How is it, people often ask, that so many professing believers have so little happiness in their religion? How is it that so many know little of “joy and peace in believing,” and go mourning and heavy-hearted towards heaven? The answer to these questions is a sorrowful one, but it must be given. Few believers attend as strictly as they should to Christ’s practical sayings and words. There is far too much loose and careless obedience to Christ’s commandments. There is far too much forgetfulness, that while good works cannot justify us they are not to be despised. Let these things sink down into our hearts. If we want to be eminently happy, we must strive to be eminently holy…. Christ will specially love that man, and will give him special manifestations of His grace and favor, invisibly and spiritually. He shall feel and know in his own heart comforts and joys that wicked men and inconsistent professors know nothing of. That the “manifesting” of Himself here spoken of is a purely unseen and spiritual thing, is self-evident. It is one of those things which can only be known by experience, and is only known by holy and consistent Christians.  We should carefully observe here, that Christ does more for the comfort of some of His people than He does for others. Those who follow Christ most closely and obediently will always follow Him most comfortably, and feel most of His inward presence. (81, 83)

 

I believe that we often think that this fellowship with God is some sort of mystical experience that we have when we are in meditation or something.   But the fellowship with the Trinity is experienced in acts of obedience.   It is when we are going through difficult times that we experience the Father’s comforting power.   It is when are being persecuted for Christ’s sake that we experience the fellowship of the sufferings of the Son and the power of his resurrection.  It is when we are striving for holiness, resisting temptation, that we experience the power of the Holy Spirit.   In other words, to truly know the fellowship of the Trinity we must be engaged in the service of the Trinity.  When we are engaged in the service of God, he reveals himself to us, we know the richness of fellowship with him, and we are never lonely, even when we feel forsaken by others.

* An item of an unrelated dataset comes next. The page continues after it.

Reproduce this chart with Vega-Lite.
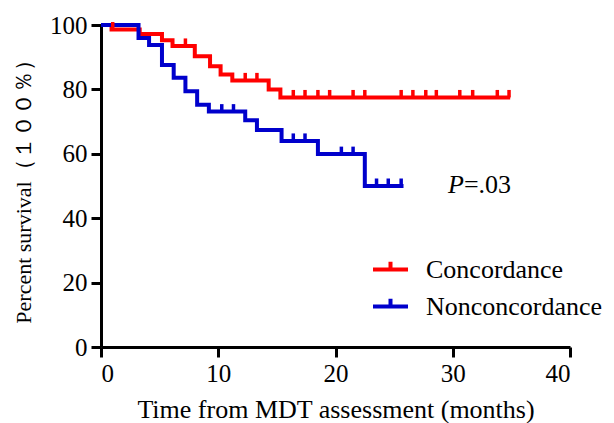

Loneliness can be a very terrible feeling, and it can also be dangerous.   I think of many young people who are so lonely, they will often jump into a relationship with another person just escape the feeling of loneliness.    Loneliness can cause us to make some terrible choices-sometimes, sinful choices.  But God has given us a way to know that we are never alone.   When I was a boy, we used to sing the old gospel song, “I’ll Never Be Lonely Again.”   So many people in our world would give anything to be able to say they will never be lonely.   Some people are so terribly lonely right now.  As the Beatles sang, “Ah, look at all the lonely people.”  The Christian conquers loneliness through union with God.  Christians are in constant fellowship with the Holy Trinity which also unites us to all the saints around the world, and as our hymn says, we have mystic sweet communion with those whose rest is won.  With such fellowship with the Holy Trinity and all the saints of God, we will never be lonely again.    On this Trinity Sunday, let us celebrate our fellowship with God in three persons, blessed Trinity.  Amen.

Works Cited

Ryle, J. C.  Expository Thoughts on John.   Vol. 3.  New York: Robert Carter & Brothers, 1880.